Task objective:
Leave out the pictures and copy everything else below exactly.
* Start *
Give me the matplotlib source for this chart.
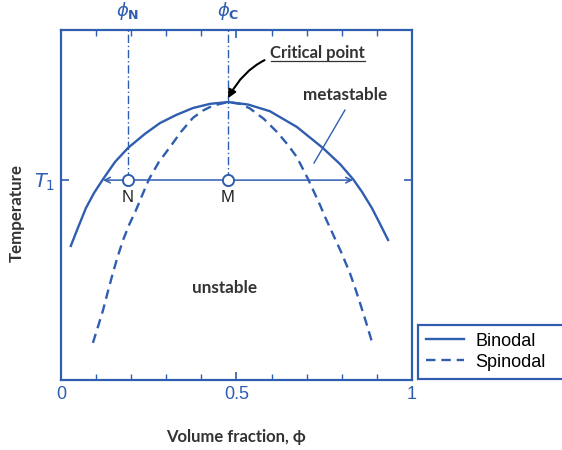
import matplotlib.pyplot as plt
from matplotlib.lines import Line2D

# curves (volume fraction, temperature in axis units 0..1)
binodal_x = [0.028, 0.048, 0.071, 0.094, 0.120, 0.154, 0.191, 0.239, 0.282, 0.328, 0.376,
             0.425, 0.476, 0.533, 0.595, 0.672, 0.746, 0.795, 0.832, 0.858, 0.886, 0.909,
             0.932]
binodal_y = [0.383, 0.434, 0.491, 0.534, 0.574, 0.623, 0.663, 0.703, 0.734, 0.757, 0.777,
             0.789, 0.794, 0.787, 0.768, 0.723, 0.663, 0.617, 0.574, 0.537, 0.491, 0.446,
             0.400]

spinodal_x = [0.091, 0.105, 0.120, 0.134, 0.148, 0.162, 0.177, 0.194, 0.214, 0.231, 0.251,
              0.279, 0.311, 0.342, 0.376, 0.405, 0.433, 0.476, 0.510, 0.538, 0.578, 0.618,
              0.647, 0.672, 0.704, 0.738, 0.755, 0.772, 0.798, 0.823, 0.838, 0.852, 0.869,
              0.886]
spinodal_y = [0.106, 0.151, 0.200, 0.254, 0.306, 0.354, 0.400, 0.443, 0.486, 0.527, 0.574,
              0.623, 0.666, 0.709, 0.749, 0.770, 0.784, 0.794, 0.789, 0.776, 0.746, 0.706,
              0.671, 0.637, 0.574, 0.500, 0.460, 0.423, 0.366, 0.306, 0.263, 0.220, 0.166,
              0.109]

T1 = 0.571
phi_N = 0.191
phi_C = 0.476
bin_left = 0.120    # binodal crossing at T1
bin_right = 0.832
x_ticks = [0, 0.5, 1]
x_ticklabels = ['0', '0.5', '1']

blue = '#2f5db0'
grey = '#333333'
bold_font = 'Lato'

fig = plt.figure(figsize=(5.62, 4.5), dpi=100)
ax = fig.add_axes([0.1085, 0.1556, 0.6245, 0.7778])

ax.plot(binodal_x, binodal_y, color=blue, lw=1.7, label='Binodal', solid_joinstyle='round')
ax.plot(spinodal_x, spinodal_y, color=blue, lw=1.7, ls=(0, (4, 2.5)), label='Spinodal')

# vertical dash-dot guides
ax.plot([phi_N, phi_N], [T1, 1], color=blue, lw=1, ls=(0, (6, 2, 1, 2)), clip_on=False)
ax.plot([phi_C, phi_C], [T1, 1], color=blue, lw=1, ls=(0, (6, 2, 1, 2)), clip_on=False)

# T1 line with arrows to the binodal
ax.plot([phi_N, phi_C], [T1, T1], color=blue, lw=1.1)
ax.annotate('', xy=(bin_left, T1), xytext=(phi_N, T1),
            arrowprops=dict(arrowstyle='->', color=blue, lw=1.1, shrinkA=0, shrinkB=0))
ax.annotate('', xy=(bin_right, T1), xytext=(phi_C, T1),
            arrowprops=dict(arrowstyle='->', color=blue, lw=1.1, shrinkA=0, shrinkB=0))
ax.plot([phi_N, phi_C], [T1, T1], 'o', ms=8, mfc='white', mec=blue, mew=1.4, zorder=5)
ax.text(phi_N, T1 - 0.027, 'N', ha='center', va='top', fontsize=12,
        family='Liberation Sans', color='#222222')
ax.text(phi_C, T1 - 0.027, 'M', ha='center', va='top', fontsize=12,
        family='Liberation Sans', color='#222222')

# labels above the frame
ax.text(phi_N, 1.022, r'$\phi_\mathbf{N}$', ha='center', va='bottom', fontsize=13, color=blue)
ax.text(phi_C, 1.022, r'$\phi_\mathbf{C}$', ha='center', va='bottom', fontsize=13, color=blue)

# critical point annotation
ax.annotate('Critical point', xy=(phi_C, 0.805), xytext=(0.595, 0.934),
            ha='left', va='center', fontsize=12, fontweight='bold', family=bold_font,
            color=grey,
            arrowprops=dict(arrowstyle='-|>', color='black', lw=1.5, shrinkA=2, shrinkB=0,
                            connectionstyle='arc3,rad=0.35', mutation_scale=12))
ax.plot([0.598, 0.866], [0.911, 0.911], color=grey, lw=0.9)

ax.text(0.809, 0.815, 'metastable', ha='center', va='center', fontsize=12.3,
        fontweight='bold', family=bold_font, color=grey)
ax.plot([0.809, 0.721], [0.771, 0.620], color=blue, lw=1)

ax.text(0.467, 0.263, 'unstable', ha='center', va='center', fontsize=12.3,
        fontweight='bold', family=bold_font, color=grey)

ax.set_xlim(0, 1)
ax.set_ylim(0, 1)
ax.set_xticks(x_ticks)
ax.set_xticklabels(x_ticklabels, family='Liberation Sans', fontsize=13, color=blue)
ax.set_xticks([0.1 * i for i in range(1, 10)], minor=True)
ax.set_yticks([T1])
ax.set_yticklabels(['$T_1$'], fontsize=14, color=blue)
ax.tick_params(axis='x', which='both', direction='in', top=True, color=blue, pad=4)
ax.tick_params(axis='x', which='major', length=6, width=1.2)
ax.tick_params(axis='x', which='minor', length=4, width=1)
ax.tick_params(axis='y', direction='in', right=True, color=blue, length=6, width=1.2, pad=4)
for s in ax.spines.values():
    s.set_color(blue)
    s.set_linewidth(1.6)

ax.set_xlabel('Volume fraction, \u03d5', fontsize=12, fontweight='bold', family=bold_font,
              color=grey, labelpad=19)
fig.text(0.030, 0.527, 'Temperature', rotation=90, ha='center', va='center', fontsize=12.2,
         fontweight='bold', family=bold_font, color=grey)

# legend box runs off the right edge, as in the source picture
handles = [Line2D([], [], color=blue, lw=1.7),
           Line2D([], [], color=blue, lw=1.7, ls=(0, (4, 2.5)))]
leg = fig.legend(handles, ['Binodal', 'Spinodal'], loc='lower left', mode='expand',
                 bbox_to_anchor=(0.744, 0.158, 0.30, 0.127), fancybox=False, framealpha=1,
                 edgecolor=blue, prop={'family': 'Liberation Sans', 'size': 13},
                 handlelength=2.1, handletextpad=0.6, borderpad=0.45, labelspacing=0.22,
                 borderaxespad=0)
leg.get_frame().set_linewidth(1.6)

fig.savefig('out.png', dpi=100)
* End *
Response to the exercise:
Give me the matplotlib source for this chart.
import matplotlib.pyplot as plt
from matplotlib.lines import Line2D

# curves (volume fraction, temperature in axis units 0..1)
binodal_x = [0.028, 0.048, 0.071, 0.094, 0.120, 0.154, 0.191, 0.239, 0.282, 0.328, 0.376,
             0.425, 0.476, 0.533, 0.595, 0.672, 0.746, 0.795, 0.832, 0.858, 0.886, 0.909,
             0.932]
binodal_y = [0.383, 0.434, 0.491, 0.534, 0.574, 0.623, 0.663, 0.703, 0.734, 0.757, 0.777,
             0.789, 0.794, 0.787, 0.768, 0.723, 0.663, 0.617, 0.574, 0.537, 0.491, 0.446,
             0.400]

spinodal_x = [0.091, 0.105, 0.120, 0.134, 0.148, 0.162, 0.177, 0.194, 0.214, 0.231, 0.251,
              0.279, 0.311, 0.342, 0.376, 0.405, 0.433, 0.476, 0.510, 0.538, 0.578, 0.618,
              0.647, 0.672, 0.704, 0.738, 0.755, 0.772, 0.798, 0.823, 0.838, 0.852, 0.869,
              0.886]
spinodal_y = [0.106, 0.151, 0.200, 0.254, 0.306, 0.354, 0.400, 0.443, 0.486, 0.527, 0.574,
              0.623, 0.666, 0.709, 0.749, 0.770, 0.784, 0.794, 0.789, 0.776, 0.746, 0.706,
              0.671, 0.637, 0.574, 0.500, 0.460, 0.423, 0.366, 0.306, 0.263, 0.220, 0.166,
              0.109]

T1 = 0.571
phi_N = 0.191
phi_C = 0.476
bin_left = 0.120    # binodal crossing at T1
bin_right = 0.832
x_ticks = [0, 0.5, 1]
x_ticklabels = ['0', '0.5', '1']

blue = '#2f5db0'
grey = '#333333'
bold_font = 'Lato'

fig = plt.figure(figsize=(5.62, 4.5), dpi=100)
ax = fig.add_axes([0.1085, 0.1556, 0.6245, 0.7778])

ax.plot(binodal_x, binodal_y, color=blue, lw=1.7, label='Binodal', solid_joinstyle='round')
ax.plot(spinodal_x, spinodal_y, color=blue, lw=1.7, ls=(0, (4, 2.5)), label='Spinodal')

# vertical dash-dot guides
ax.plot([phi_N, phi_N], [T1, 1], color=blue, lw=1, ls=(0, (6, 2, 1, 2)), clip_on=False)
ax.plot([phi_C, phi_C], [T1, 1], color=blue, lw=1, ls=(0, (6, 2, 1, 2)), clip_on=False)

# T1 line with arrows to the binodal
ax.plot([phi_N, phi_C], [T1, T1], color=blue, lw=1.1)
ax.annotate('', xy=(bin_left, T1), xytext=(phi_N, T1),
            arrowprops=dict(arrowstyle='->', color=blue, lw=1.1, shrinkA=0, shrinkB=0))
ax.annotate('', xy=(bin_right, T1), xytext=(phi_C, T1),
            arrowprops=dict(arrowstyle='->', color=blue, lw=1.1, shrinkA=0, shrinkB=0))
ax.plot([phi_N, phi_C], [T1, T1], 'o', ms=8, mfc='white', mec=blue, mew=1.4, zorder=5)
ax.text(phi_N, T1 - 0.027, 'N', ha='center', va='top', fontsize=12,
        family='Liberation Sans', color='#222222')
ax.text(phi_C, T1 - 0.027, 'M', ha='center', va='top', fontsize=12,
        family='Liberation Sans', color='#222222')

# labels above the frame
ax.text(phi_N, 1.022, r'$\phi_\mathbf{N}$', ha='center', va='bottom', fontsize=13, color=blue)
ax.text(phi_C, 1.022, r'$\phi_\mathbf{C}$', ha='center', va='bottom', fontsize=13, color=blue)

# critical point annotation
ax.annotate('Critical point', xy=(phi_C, 0.805), xytext=(0.595, 0.934),
            ha='left', va='center', fontsize=12, fontweight='bold', family=bold_font,
            color=grey,
            arrowprops=dict(arrowstyle='-|>', color='black', lw=1.5, shrinkA=2, shrinkB=0,
                            connectionstyle='arc3,rad=0.35', mutation_scale=12))
ax.plot([0.598, 0.866], [0.911, 0.911], color=grey, lw=0.9)

ax.text(0.809, 0.815, 'metastable', ha='center', va='center', fontsize=12.3,
        fontweight='bold', family=bold_font, color=grey)
ax.plot([0.809, 0.721], [0.771, 0.620], color=blue, lw=1)

ax.text(0.467, 0.263, 'unstable', ha='center', va='center', fontsize=12.3,
        fontweight='bold', family=bold_font, color=grey)

ax.set_xlim(0, 1)
ax.set_ylim(0, 1)
ax.set_xticks(x_ticks)
ax.set_xticklabels(x_ticklabels, family='Liberation Sans', fontsize=13, color=blue)
ax.set_xticks([0.1 * i for i in range(1, 10)], minor=True)
ax.set_yticks([T1])
ax.set_yticklabels(['$T_1$'], fontsize=14, color=blue)
ax.tick_params(axis='x', which='both', direction='in', top=True, color=blue, pad=4)
ax.tick_params(axis='x', which='major', length=6, width=1.2)
ax.tick_params(axis='x', which='minor', length=4, width=1)
ax.tick_params(axis='y', direction='in', right=True, color=blue, length=6, width=1.2, pad=4)
for s in ax.spines.values():
    s.set_color(blue)
    s.set_linewidth(1.6)

ax.set_xlabel('Volume fraction, \u03d5', fontsize=12, fontweight='bold', family=bold_font,
              color=grey, labelpad=19)
fig.text(0.030, 0.527, 'Temperature', rotation=90, ha='center', va='center', fontsize=12.2,
         fontweight='bold', family=bold_font, color=grey)

# legend box runs off the right edge, as in the source picture
handles = [Line2D([], [], color=blue, lw=1.7),
           Line2D([], [], color=blue, lw=1.7, ls=(0, (4, 2.5)))]
leg = fig.legend(handles, ['Binodal', 'Spinodal'], loc='lower left', mode='expand',
                 bbox_to_anchor=(0.744, 0.158, 0.30, 0.127), fancybox=False, framealpha=1,
                 edgecolor=blue, prop={'family': 'Liberation Sans', 'size': 13},
                 handlelength=2.1, handletextpad=0.6, borderpad=0.45, labelspacing=0.22,
                 borderaxespad=0)
leg.get_frame().set_linewidth(1.6)

fig.savefig('out.png', dpi=100)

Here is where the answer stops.